(The task): Give again, word for word, each line from the top of the listing through the line that holds "9.2e-5, 3.76e-5, 1.3e-5]".

==*==

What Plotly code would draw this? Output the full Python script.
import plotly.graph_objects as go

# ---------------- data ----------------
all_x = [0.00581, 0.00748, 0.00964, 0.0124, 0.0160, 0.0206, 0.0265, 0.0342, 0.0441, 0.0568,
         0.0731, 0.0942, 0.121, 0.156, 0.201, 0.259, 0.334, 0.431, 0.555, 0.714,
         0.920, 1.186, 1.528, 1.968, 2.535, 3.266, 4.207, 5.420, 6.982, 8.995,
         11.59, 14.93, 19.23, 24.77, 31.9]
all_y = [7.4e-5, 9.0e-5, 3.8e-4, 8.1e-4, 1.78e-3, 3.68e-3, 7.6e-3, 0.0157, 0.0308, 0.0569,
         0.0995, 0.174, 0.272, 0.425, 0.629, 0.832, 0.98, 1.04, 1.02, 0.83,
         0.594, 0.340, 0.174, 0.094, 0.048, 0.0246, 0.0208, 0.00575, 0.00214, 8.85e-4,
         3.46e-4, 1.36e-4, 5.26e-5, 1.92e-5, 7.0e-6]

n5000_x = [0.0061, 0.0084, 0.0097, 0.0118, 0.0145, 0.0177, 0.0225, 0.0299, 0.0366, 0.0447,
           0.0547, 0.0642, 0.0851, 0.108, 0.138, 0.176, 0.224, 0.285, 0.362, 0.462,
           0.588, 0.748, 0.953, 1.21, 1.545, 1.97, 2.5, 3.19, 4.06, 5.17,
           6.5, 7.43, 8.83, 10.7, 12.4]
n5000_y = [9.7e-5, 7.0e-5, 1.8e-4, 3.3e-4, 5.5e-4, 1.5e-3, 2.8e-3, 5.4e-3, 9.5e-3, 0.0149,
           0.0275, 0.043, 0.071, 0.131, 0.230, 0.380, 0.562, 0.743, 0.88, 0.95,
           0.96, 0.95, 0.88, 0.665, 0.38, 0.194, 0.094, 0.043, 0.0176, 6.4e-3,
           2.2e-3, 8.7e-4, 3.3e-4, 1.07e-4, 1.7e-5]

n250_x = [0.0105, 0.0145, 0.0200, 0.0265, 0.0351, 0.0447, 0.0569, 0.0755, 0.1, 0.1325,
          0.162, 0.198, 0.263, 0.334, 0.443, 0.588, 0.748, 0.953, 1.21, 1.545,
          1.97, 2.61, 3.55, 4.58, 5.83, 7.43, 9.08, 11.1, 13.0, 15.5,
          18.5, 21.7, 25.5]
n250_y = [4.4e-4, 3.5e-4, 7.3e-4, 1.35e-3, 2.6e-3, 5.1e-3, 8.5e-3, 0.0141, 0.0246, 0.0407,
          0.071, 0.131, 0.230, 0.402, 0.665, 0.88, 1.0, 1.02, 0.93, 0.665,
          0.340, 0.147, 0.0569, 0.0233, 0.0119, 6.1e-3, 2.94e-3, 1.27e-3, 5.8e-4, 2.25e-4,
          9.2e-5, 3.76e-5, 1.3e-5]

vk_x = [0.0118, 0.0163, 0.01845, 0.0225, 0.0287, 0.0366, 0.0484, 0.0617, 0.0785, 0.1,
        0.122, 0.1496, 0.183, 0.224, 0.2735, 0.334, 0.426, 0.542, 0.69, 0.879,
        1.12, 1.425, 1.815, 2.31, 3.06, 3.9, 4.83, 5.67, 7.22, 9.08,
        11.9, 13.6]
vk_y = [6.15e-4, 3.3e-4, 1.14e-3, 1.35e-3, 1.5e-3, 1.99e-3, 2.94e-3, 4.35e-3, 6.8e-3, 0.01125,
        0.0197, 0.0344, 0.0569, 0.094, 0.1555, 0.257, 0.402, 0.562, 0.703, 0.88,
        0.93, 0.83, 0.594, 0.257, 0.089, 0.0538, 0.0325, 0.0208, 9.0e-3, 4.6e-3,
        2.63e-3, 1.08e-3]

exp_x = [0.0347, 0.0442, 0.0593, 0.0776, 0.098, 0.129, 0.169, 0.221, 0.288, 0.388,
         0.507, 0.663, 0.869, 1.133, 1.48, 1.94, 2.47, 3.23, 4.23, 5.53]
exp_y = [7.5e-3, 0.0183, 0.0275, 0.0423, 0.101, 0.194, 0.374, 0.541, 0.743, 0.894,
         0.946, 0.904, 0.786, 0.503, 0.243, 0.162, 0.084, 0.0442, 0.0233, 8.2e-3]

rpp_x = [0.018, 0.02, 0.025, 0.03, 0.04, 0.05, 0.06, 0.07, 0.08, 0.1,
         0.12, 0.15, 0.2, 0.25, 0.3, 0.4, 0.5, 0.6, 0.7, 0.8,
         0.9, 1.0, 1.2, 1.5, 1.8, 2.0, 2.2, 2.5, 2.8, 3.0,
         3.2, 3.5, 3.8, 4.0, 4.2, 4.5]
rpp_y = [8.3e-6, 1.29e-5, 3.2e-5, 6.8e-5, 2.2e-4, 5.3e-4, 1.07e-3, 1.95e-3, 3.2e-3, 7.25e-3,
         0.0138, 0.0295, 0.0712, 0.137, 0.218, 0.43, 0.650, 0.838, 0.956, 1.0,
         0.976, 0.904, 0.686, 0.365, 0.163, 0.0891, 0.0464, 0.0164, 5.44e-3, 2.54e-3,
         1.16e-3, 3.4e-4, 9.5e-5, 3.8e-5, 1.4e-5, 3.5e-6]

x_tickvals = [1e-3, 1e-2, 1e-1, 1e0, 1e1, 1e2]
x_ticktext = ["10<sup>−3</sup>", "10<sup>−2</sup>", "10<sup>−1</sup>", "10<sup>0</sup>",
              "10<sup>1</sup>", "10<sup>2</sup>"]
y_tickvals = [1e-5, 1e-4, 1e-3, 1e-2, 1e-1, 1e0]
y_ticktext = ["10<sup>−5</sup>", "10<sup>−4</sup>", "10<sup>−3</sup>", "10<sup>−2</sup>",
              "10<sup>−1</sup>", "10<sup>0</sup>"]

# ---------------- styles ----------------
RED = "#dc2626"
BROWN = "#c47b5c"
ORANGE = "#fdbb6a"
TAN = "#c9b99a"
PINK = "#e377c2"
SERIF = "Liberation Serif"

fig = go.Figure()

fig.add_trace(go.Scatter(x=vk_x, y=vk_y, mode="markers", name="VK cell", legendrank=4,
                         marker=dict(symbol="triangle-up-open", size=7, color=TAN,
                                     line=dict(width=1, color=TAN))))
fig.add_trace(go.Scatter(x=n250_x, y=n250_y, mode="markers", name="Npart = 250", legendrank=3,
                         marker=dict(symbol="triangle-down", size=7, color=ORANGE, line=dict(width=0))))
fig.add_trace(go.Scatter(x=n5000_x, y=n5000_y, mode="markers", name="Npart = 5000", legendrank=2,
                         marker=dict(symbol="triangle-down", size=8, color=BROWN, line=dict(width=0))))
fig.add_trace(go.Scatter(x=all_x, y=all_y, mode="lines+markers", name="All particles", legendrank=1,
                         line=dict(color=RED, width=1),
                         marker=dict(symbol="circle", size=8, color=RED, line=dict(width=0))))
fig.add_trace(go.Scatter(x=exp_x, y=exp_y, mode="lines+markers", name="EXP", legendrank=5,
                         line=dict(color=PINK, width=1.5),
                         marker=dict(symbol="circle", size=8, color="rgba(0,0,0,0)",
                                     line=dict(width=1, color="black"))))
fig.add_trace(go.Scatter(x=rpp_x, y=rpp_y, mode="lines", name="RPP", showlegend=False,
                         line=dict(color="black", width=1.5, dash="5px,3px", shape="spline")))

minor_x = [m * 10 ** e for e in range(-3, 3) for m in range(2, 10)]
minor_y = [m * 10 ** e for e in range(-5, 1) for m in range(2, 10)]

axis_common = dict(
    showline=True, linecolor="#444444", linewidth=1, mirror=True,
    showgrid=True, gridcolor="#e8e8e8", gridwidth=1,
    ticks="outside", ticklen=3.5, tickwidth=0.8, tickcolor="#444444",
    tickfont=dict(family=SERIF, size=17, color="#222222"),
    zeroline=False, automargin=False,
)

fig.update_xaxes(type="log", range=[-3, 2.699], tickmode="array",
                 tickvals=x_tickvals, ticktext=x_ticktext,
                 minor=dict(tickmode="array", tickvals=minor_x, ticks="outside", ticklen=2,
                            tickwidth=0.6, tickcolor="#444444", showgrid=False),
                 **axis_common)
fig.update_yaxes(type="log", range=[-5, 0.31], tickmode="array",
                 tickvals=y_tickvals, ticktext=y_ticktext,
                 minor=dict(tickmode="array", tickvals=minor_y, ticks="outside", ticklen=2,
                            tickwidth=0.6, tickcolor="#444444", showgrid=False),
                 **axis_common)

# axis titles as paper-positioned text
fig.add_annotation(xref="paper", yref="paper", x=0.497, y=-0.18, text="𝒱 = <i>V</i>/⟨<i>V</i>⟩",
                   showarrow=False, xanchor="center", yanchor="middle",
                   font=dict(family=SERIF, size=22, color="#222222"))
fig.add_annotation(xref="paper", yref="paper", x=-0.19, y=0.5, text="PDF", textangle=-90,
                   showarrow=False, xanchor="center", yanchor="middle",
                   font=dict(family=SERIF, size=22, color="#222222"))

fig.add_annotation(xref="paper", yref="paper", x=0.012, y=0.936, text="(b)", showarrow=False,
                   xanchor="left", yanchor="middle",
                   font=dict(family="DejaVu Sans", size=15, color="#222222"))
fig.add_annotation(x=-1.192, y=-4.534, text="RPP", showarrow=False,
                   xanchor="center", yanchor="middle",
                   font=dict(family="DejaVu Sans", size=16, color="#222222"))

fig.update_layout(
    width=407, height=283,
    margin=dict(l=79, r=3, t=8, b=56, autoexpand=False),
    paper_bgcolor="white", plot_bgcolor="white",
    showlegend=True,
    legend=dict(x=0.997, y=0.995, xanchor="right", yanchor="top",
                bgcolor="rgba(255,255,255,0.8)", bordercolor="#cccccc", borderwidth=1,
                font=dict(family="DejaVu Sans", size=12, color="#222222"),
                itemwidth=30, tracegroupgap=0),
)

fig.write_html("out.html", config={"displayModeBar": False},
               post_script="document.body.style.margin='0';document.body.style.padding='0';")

==*==

(Task result):
What Plotly code would draw this? Output the full Python script.
import plotly.graph_objects as go

# ---------------- data ----------------
all_x = [0.00581, 0.00748, 0.00964, 0.0124, 0.0160, 0.0206, 0.0265, 0.0342, 0.0441, 0.0568,
         0.0731, 0.0942, 0.121, 0.156, 0.201, 0.259, 0.334, 0.431, 0.555, 0.714,
         0.920, 1.186, 1.528, 1.968, 2.535, 3.266, 4.207, 5.420, 6.982, 8.995,
         11.59, 14.93, 19.23, 24.77, 31.9]
all_y = [7.4e-5, 9.0e-5, 3.8e-4, 8.1e-4, 1.78e-3, 3.68e-3, 7.6e-3, 0.0157, 0.0308, 0.0569,
         0.0995, 0.174, 0.272, 0.425, 0.629, 0.832, 0.98, 1.04, 1.02, 0.83,
         0.594, 0.340, 0.174, 0.094, 0.048, 0.0246, 0.0208, 0.00575, 0.00214, 8.85e-4,
         3.46e-4, 1.36e-4, 5.26e-5, 1.92e-5, 7.0e-6]

n5000_x = [0.0061, 0.0084, 0.0097, 0.0118, 0.0145, 0.0177, 0.0225, 0.0299, 0.0366, 0.0447,
           0.0547, 0.0642, 0.0851, 0.108, 0.138, 0.176, 0.224, 0.285, 0.362, 0.462,
           0.588, 0.748, 0.953, 1.21, 1.545, 1.97, 2.5, 3.19, 4.06, 5.17,
           6.5, 7.43, 8.83, 10.7, 12.4]
n5000_y = [9.7e-5, 7.0e-5, 1.8e-4, 3.3e-4, 5.5e-4, 1.5e-3, 2.8e-3, 5.4e-3, 9.5e-3, 0.0149,
           0.0275, 0.043, 0.071, 0.131, 0.230, 0.380, 0.562, 0.743, 0.88, 0.95,
           0.96, 0.95, 0.88, 0.665, 0.38, 0.194, 0.094, 0.043, 0.0176, 6.4e-3,
           2.2e-3, 8.7e-4, 3.3e-4, 1.07e-4, 1.7e-5]

n250_x = [0.0105, 0.0145, 0.0200, 0.0265, 0.0351, 0.0447, 0.0569, 0.0755, 0.1, 0.1325,
          0.162, 0.198, 0.263, 0.334, 0.443, 0.588, 0.748, 0.953, 1.21, 1.545,
          1.97, 2.61, 3.55, 4.58, 5.83, 7.43, 9.08, 11.1, 13.0, 15.5,
          18.5, 21.7, 25.5]
n250_y = [4.4e-4, 3.5e-4, 7.3e-4, 1.35e-3, 2.6e-3, 5.1e-3, 8.5e-3, 0.0141, 0.0246, 0.0407,
          0.071, 0.131, 0.230, 0.402, 0.665, 0.88, 1.0, 1.02, 0.93, 0.665,
          0.340, 0.147, 0.0569, 0.0233, 0.0119, 6.1e-3, 2.94e-3, 1.27e-3, 5.8e-4, 2.25e-4,
          9.2e-5, 3.76e-5, 1.3e-5]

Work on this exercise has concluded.